= Deborah Smith-Shank =

American artist and educator

Deborah Smith-Shank (in some places written as Deborah Smith-) is from Middleburg Heights, Ohio. She has been a professor at The Ohio State University since 2010. She is a former chair of the Department of Arts Administration, Education and Policy from 2012 to 2016. As of 2011, she has had associate faculty status in the Department of Women's, Gender, & Sexuality Studies. She is an emeritus professor of art at Northern Illinois University. From 2004 to 2010 she was head of the Art Education Division at Northern Illinois University. While there, she was also a professor of art and education from 2003 to 2010. From 2007 to 2011 she was the faculty associate of LGBT studies, and the faculty associate of women's studies from 1994 to 2007. Smith-Shank was the NAEA Women's Caucus past president from 1998 to 2000 with Elizabeth Ament. She has served on the executive board of InSEA of over 10 years, and was the president of the Semiotic Society of America in 2017. Smith-Shank and Karen Keifer-Boyd co-edited and founded Visual Culture & Gender, an international multimedia juried journal. Smith-Shank is the associate editor of International Journal of Semiotics and Visual Rhetoric.

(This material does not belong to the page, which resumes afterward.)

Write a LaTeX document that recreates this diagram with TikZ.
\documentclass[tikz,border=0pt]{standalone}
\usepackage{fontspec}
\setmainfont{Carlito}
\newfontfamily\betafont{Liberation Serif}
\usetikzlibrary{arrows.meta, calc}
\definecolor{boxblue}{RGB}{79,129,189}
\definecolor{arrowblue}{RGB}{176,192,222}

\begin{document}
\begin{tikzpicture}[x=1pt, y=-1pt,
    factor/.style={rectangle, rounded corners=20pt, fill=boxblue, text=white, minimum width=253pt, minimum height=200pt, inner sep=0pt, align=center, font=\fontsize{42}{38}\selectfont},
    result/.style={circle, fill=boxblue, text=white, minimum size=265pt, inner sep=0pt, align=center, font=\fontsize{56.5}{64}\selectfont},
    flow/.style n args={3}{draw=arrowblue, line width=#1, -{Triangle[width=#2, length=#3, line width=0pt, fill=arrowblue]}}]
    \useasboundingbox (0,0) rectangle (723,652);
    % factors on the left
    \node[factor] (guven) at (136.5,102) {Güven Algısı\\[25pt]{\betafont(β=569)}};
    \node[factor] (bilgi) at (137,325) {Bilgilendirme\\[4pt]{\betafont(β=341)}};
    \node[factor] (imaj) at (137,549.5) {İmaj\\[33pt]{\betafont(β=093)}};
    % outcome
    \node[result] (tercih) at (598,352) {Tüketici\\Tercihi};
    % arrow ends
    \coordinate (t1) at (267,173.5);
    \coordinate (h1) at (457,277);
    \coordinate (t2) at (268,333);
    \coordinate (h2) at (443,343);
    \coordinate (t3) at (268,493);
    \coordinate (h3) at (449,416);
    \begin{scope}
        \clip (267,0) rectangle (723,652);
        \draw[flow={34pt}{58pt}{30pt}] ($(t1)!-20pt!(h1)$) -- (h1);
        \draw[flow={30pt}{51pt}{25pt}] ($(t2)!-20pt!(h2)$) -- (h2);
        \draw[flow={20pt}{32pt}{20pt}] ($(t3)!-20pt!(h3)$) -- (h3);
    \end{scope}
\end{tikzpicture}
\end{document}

Deborah Smith-Shank primarily works with mixed media, and was trained as a painter. She received her B.S. in art education in 1972, and an M.S. in art education in 1976 from Indiana University. Also in 1976, she was granted the Life Teaching license by the State of Indiana. She received her Ph.D. in art education from Indiana University in 1992. Smith-Shank wrote Evaluation in Art Education with Jerome J. Hausman in 1994. Later, she wrote Semiotics and Visual Culture: Sights, Signs, and Significance in 2004.